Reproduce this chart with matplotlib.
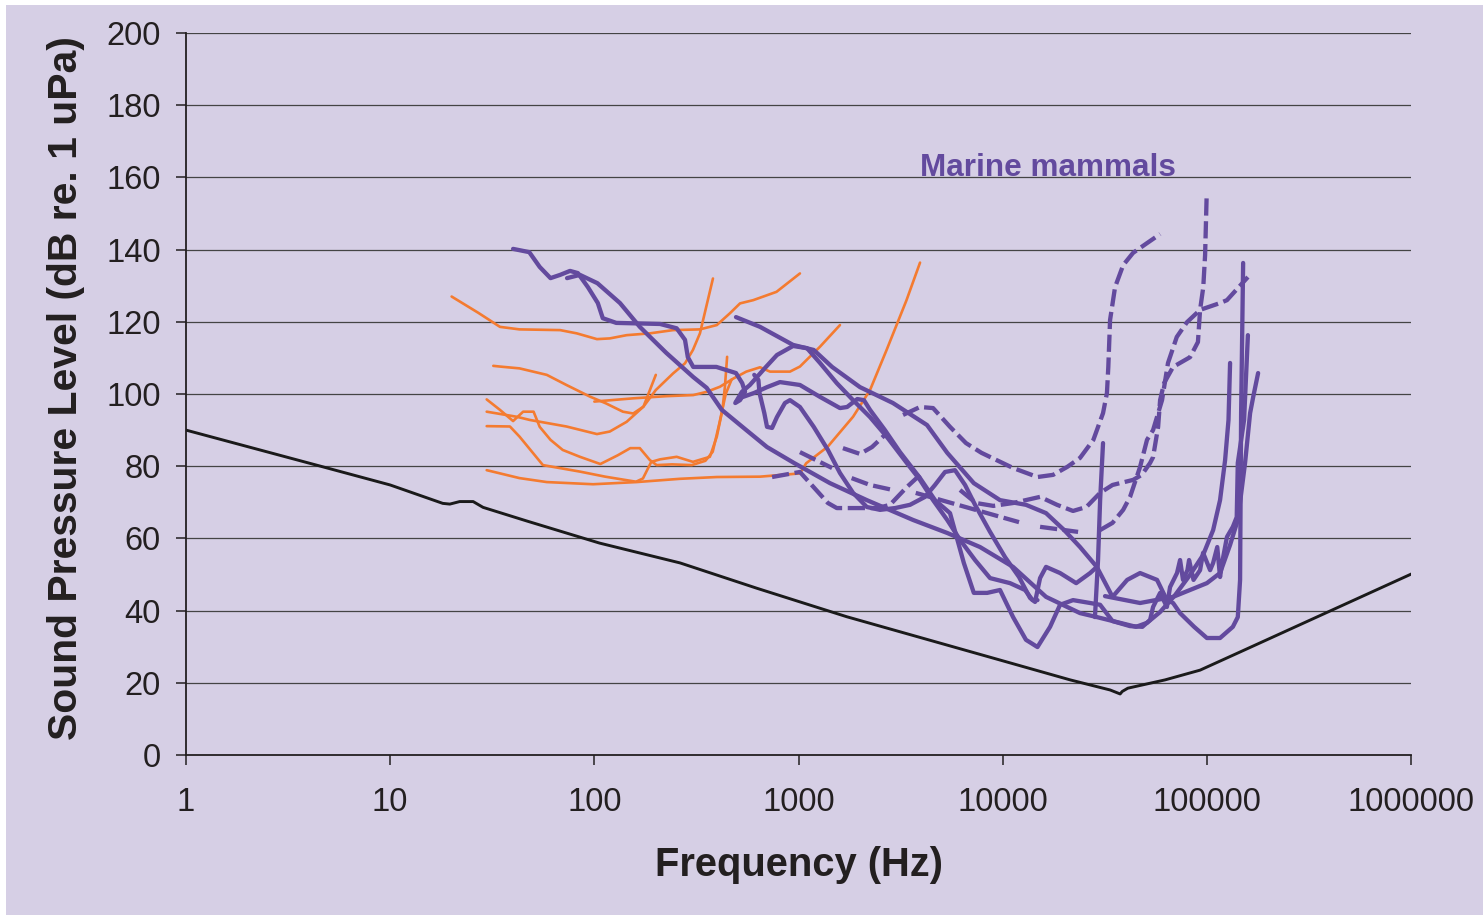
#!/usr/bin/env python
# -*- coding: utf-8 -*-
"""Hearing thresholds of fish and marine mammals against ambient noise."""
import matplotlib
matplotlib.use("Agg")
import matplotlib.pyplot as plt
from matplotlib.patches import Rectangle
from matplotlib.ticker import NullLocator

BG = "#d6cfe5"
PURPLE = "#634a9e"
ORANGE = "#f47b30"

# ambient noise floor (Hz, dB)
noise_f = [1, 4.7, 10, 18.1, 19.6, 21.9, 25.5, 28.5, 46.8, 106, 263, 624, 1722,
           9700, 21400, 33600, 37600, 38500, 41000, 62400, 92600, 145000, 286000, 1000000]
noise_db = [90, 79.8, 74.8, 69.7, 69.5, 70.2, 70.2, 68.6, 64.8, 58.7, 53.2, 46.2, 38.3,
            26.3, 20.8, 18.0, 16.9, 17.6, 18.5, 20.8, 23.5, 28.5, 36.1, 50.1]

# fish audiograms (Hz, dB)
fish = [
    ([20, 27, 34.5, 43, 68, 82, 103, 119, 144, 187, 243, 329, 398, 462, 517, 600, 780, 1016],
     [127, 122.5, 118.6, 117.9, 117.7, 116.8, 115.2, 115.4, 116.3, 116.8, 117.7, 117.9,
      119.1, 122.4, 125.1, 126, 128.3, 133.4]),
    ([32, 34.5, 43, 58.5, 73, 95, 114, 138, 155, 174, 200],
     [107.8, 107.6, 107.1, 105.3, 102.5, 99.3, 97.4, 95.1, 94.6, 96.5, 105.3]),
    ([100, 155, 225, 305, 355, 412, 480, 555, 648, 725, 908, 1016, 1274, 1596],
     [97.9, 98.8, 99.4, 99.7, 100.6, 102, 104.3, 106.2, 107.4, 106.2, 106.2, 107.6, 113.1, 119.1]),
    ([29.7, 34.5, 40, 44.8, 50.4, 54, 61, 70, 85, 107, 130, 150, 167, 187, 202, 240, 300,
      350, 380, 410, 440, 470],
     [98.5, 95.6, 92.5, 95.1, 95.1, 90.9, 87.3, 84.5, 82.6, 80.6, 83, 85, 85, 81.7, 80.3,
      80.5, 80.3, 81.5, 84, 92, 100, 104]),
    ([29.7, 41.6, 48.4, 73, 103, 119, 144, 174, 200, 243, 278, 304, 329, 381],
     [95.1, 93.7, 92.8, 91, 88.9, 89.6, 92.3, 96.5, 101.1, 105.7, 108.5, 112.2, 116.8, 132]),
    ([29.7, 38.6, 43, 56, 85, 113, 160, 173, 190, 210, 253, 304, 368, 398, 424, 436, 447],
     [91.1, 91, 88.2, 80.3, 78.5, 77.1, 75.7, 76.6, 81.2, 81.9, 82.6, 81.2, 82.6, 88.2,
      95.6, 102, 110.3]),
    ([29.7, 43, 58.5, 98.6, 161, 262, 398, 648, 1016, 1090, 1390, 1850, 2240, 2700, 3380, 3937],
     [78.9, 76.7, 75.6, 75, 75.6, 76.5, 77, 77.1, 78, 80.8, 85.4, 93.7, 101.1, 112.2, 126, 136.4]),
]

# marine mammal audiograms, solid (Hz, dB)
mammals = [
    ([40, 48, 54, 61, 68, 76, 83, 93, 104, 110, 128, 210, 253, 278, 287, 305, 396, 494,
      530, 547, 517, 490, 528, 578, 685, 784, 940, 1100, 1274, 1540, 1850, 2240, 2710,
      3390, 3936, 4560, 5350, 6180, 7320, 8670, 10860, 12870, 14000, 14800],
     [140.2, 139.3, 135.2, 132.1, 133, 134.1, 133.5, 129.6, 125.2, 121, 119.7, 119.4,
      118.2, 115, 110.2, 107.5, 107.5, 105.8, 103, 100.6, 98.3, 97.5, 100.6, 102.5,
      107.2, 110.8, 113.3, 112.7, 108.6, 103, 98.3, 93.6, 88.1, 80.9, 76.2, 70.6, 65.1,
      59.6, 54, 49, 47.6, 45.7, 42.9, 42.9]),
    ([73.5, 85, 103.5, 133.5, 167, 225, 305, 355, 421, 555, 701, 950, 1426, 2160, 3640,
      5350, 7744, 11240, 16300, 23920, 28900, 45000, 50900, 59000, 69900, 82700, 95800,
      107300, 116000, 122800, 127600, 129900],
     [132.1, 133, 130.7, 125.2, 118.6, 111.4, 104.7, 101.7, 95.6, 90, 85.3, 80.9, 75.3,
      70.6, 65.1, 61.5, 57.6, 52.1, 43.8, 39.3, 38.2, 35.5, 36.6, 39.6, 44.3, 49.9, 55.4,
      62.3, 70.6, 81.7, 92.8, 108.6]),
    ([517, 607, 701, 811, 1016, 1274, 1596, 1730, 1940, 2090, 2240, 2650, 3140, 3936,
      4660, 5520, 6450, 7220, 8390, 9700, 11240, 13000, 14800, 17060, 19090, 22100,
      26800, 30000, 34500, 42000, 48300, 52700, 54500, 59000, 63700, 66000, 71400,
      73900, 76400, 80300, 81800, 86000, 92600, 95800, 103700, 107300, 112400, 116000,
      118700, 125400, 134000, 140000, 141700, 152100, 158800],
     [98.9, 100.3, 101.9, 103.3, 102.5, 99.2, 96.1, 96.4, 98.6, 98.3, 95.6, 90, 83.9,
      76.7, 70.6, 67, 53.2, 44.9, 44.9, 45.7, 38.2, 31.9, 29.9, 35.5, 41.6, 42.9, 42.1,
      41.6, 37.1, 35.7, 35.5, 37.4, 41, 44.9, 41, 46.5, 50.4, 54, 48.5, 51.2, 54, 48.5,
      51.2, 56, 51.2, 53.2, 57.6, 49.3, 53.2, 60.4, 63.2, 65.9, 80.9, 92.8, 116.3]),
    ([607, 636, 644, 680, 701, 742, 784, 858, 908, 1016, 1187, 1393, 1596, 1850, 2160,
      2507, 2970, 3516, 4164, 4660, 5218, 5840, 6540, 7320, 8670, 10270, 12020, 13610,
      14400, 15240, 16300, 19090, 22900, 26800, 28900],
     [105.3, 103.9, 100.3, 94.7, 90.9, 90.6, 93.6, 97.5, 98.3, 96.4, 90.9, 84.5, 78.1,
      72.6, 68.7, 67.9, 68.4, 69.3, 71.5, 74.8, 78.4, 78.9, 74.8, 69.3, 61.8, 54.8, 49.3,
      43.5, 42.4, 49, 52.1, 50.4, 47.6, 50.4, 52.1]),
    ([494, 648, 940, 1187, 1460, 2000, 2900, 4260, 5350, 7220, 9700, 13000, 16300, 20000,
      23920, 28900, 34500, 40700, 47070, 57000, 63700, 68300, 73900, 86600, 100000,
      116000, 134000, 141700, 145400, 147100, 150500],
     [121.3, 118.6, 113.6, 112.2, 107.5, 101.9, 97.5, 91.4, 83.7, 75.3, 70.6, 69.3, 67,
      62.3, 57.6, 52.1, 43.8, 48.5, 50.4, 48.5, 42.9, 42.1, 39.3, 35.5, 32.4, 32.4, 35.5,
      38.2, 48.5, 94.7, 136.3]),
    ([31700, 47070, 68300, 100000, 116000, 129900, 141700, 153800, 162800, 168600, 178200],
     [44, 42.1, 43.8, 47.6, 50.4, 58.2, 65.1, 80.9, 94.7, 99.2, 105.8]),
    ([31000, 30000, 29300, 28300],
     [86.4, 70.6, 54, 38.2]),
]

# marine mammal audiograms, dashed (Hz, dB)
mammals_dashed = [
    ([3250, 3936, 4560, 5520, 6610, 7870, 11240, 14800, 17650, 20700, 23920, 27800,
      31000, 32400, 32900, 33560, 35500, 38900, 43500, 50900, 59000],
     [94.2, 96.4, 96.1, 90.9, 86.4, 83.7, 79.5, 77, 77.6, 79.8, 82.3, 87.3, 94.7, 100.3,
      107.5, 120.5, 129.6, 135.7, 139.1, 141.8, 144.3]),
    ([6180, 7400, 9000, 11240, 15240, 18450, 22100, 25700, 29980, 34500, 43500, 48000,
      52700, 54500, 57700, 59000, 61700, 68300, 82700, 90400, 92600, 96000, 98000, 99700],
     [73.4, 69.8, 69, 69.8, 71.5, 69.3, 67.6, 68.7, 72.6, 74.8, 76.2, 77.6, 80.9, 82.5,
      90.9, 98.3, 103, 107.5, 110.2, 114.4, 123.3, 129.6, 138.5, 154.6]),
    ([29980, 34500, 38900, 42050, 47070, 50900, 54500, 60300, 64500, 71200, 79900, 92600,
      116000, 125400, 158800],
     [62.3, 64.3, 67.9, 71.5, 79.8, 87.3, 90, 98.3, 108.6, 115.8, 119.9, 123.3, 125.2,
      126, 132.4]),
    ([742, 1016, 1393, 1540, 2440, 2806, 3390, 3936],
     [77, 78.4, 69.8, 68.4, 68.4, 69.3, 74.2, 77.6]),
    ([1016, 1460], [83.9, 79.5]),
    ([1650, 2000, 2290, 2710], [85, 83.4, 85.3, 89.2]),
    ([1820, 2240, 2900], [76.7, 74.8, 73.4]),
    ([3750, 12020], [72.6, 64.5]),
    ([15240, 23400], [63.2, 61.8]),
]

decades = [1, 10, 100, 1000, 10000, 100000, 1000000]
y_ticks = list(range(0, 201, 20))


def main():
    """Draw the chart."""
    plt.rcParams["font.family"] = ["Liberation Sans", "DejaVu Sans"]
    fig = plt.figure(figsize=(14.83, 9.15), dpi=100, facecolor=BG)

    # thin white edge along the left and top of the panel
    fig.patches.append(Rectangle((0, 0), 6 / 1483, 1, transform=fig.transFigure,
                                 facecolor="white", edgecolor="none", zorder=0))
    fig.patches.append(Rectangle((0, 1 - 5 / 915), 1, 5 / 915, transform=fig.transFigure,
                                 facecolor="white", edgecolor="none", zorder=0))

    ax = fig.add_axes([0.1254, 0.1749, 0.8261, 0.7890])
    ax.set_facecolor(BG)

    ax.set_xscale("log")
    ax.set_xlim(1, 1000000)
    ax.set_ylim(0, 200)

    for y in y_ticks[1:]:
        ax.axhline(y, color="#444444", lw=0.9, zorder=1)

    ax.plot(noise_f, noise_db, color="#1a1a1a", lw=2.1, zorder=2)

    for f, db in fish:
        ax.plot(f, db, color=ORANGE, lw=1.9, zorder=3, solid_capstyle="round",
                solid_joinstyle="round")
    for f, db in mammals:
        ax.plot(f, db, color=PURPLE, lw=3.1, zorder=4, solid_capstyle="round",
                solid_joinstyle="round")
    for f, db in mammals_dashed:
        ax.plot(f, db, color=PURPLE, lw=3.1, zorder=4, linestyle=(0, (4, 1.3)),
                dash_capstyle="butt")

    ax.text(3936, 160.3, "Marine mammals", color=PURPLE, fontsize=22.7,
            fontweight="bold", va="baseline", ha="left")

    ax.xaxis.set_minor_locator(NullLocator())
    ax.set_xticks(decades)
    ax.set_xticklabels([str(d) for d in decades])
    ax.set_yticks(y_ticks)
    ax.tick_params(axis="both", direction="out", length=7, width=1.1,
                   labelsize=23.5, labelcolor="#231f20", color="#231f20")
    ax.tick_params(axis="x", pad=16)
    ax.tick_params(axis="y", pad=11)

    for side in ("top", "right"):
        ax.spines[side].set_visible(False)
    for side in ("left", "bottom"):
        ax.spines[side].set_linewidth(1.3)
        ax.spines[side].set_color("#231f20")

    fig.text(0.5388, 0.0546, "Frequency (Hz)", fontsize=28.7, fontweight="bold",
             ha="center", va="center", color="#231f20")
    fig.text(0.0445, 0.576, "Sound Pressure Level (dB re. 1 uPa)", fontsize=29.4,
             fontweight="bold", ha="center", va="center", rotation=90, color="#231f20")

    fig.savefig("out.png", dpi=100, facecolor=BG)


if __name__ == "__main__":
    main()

───

● PROBLEM DESCRIPTION
Return the material line for line, from its beginning to the line that contains "28.5, 36.1, 50.1]", with the pictures left out.

● SOLUTION TO THIS TASK
Reproduce this chart with matplotlib.
#!/usr/bin/env python
# -*- coding: utf-8 -*-
"""Hearing thresholds of fish and marine mammals against ambient noise."""
import matplotlib
matplotlib.use("Agg")
import matplotlib.pyplot as plt
from matplotlib.patches import Rectangle
from matplotlib.ticker import NullLocator

BG = "#d6cfe5"
PURPLE = "#634a9e"
ORANGE = "#f47b30"

# ambient noise floor (Hz, dB)
noise_f = [1, 4.7, 10, 18.1, 19.6, 21.9, 25.5, 28.5, 46.8, 106, 263, 624, 1722,
           9700, 21400, 33600, 37600, 38500, 41000, 62400, 92600, 145000, 286000, 1000000]
noise_db = [90, 79.8, 74.8, 69.7, 69.5, 70.2, 70.2, 68.6, 64.8, 58.7, 53.2, 46.2, 38.3,
            26.3, 20.8, 18.0, 16.9, 17.6, 18.5, 20.8, 23.5, 28.5, 36.1, 50.1]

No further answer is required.